The problem facing the new Prime Minister is that maybe Labor has promised too much.
There is Labor’s commitment to alleviate cost-of-living pressures. Then, on ABC TV’s 7.30 program on May 20, Albanese got specific. He promised to deliver “cheaper childcare” and “cheaper energy bills” – a mightily ambitious policy in the current international environment.
It may be that Labor’s victory represents a long-term change in voting habits in Australia. Peter Lewis of Essential Media, which does polling for the avowedly left-wing Guardian Australia, was interviewed by Geraldine Doogue on Saturday Extra on May 21. He described the dilemma facing the Liberal Party this way: “If you’re going after the uneducated vote, in a nation that is increasingly becoming educated, that kind of seems a narrower market.”

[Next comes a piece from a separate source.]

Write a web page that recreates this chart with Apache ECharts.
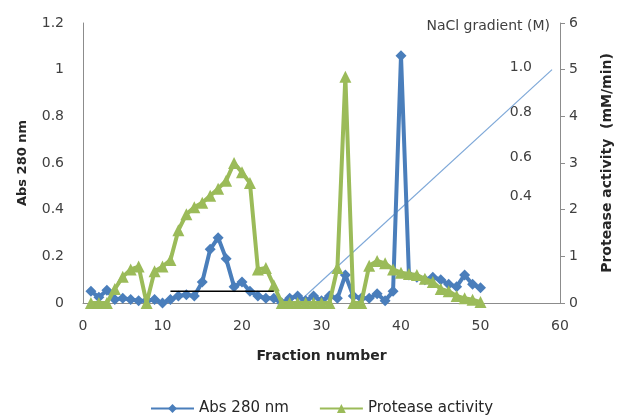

So according to Lewis, the current division in Australia is between the educated and the uneducated – not between those with and those without tertiary education. A somewhat elitist view, to be sure. If Lewis is correct, this will prove problematic for Labor as well as the Liberal Party.
Sure, the Liberal Party lost seats to the teal independents in some of the most affluent electorates in Australia in which reside some of the best-educated Australians – namely Kooyong and Goldstein in Melbourne and North Sydney, Mackellar and Wentworth in Sydney. But the Liberal Party did best in two electorates in northern Tasmania that are not affluent and where higher education rates are among the lowest in Australia; namely Braddon (based on Burnie and Devonport) and Bass (based on Launceston).
Moreover the Nationals, which represent some of the lowest socio-economic regions in the country, retained all their seats.
Meanwhile, the Greens hold the affluent inner-city seat of Melbourne, and in Brisbane have won Griffith (from Labor) and Ryan (from the Liberals) and have a chance of winning Brisbane (currently held by the Liberals). None of these seats are in low-socio-economic areas.
This suggests the Greens are taking seats off both the Liberals and Labor in well-heeled, well-educated areas.
The good news from the election is that it appears that Australia will have a government with a majority of members in the House of Representatives. Even in the unlikely scenario that Labor fails to attain 76 seats, it could almost certainly rely on one or more sitting independents such as Rebekha Sharkie, Helen Haines and Bob Katter.
The lot of an independent who does not have, or share, the balance of power can be a frustrating one. On Insiders last Sunday, Zoe Daniel (the teal independent for Goldstein) said Australia should reduce carbon emissions by 60 per cent by 2030. Monique Ryan (the teal independent for Kooyong) said much the same on ABC Radio National Breakfast the following morning.
However, last Tuesday Chris Bowen, who is likely to be climate minister in an Albanese government, said Labor was intending on sticking to its commitment of a 43 per cent reduction in emissions by 2030.
Certainly the Greens are likely to exercise a balance-of-power position in the Senate. But only if the Liberal and Nationals senators vote with the Greens. There is good reason not to do so. It is perfectly feasible for an opposition to vote for legislation it opposes provided the alternative is worse.
It is unlikely that the Liberal Party will win back most of the teal seats unless and until there is a severe economic downturn. After all, affluent Australians can handle increases in power, fuel and food prices relatively well. The opportunities for the Liberal Party lie in the suburbs and regional areas.
The Liberal Party recovered relatively quickly from its dreadful defeats in 1972, 1983 and 2007. Likewise in 1946, when it performed about as badly as last Saturday – led by a dysfunctional NSW division.
Robert Menzies led the Coalition to victory in 1949 – as he had led it to defeat in 1946. In between, Labor’s Ben Chifley made the disastrous decision to nationalise the private banks.
It’s always unwise to make predictions about democratic politics since change is an unpredictable phenomenon.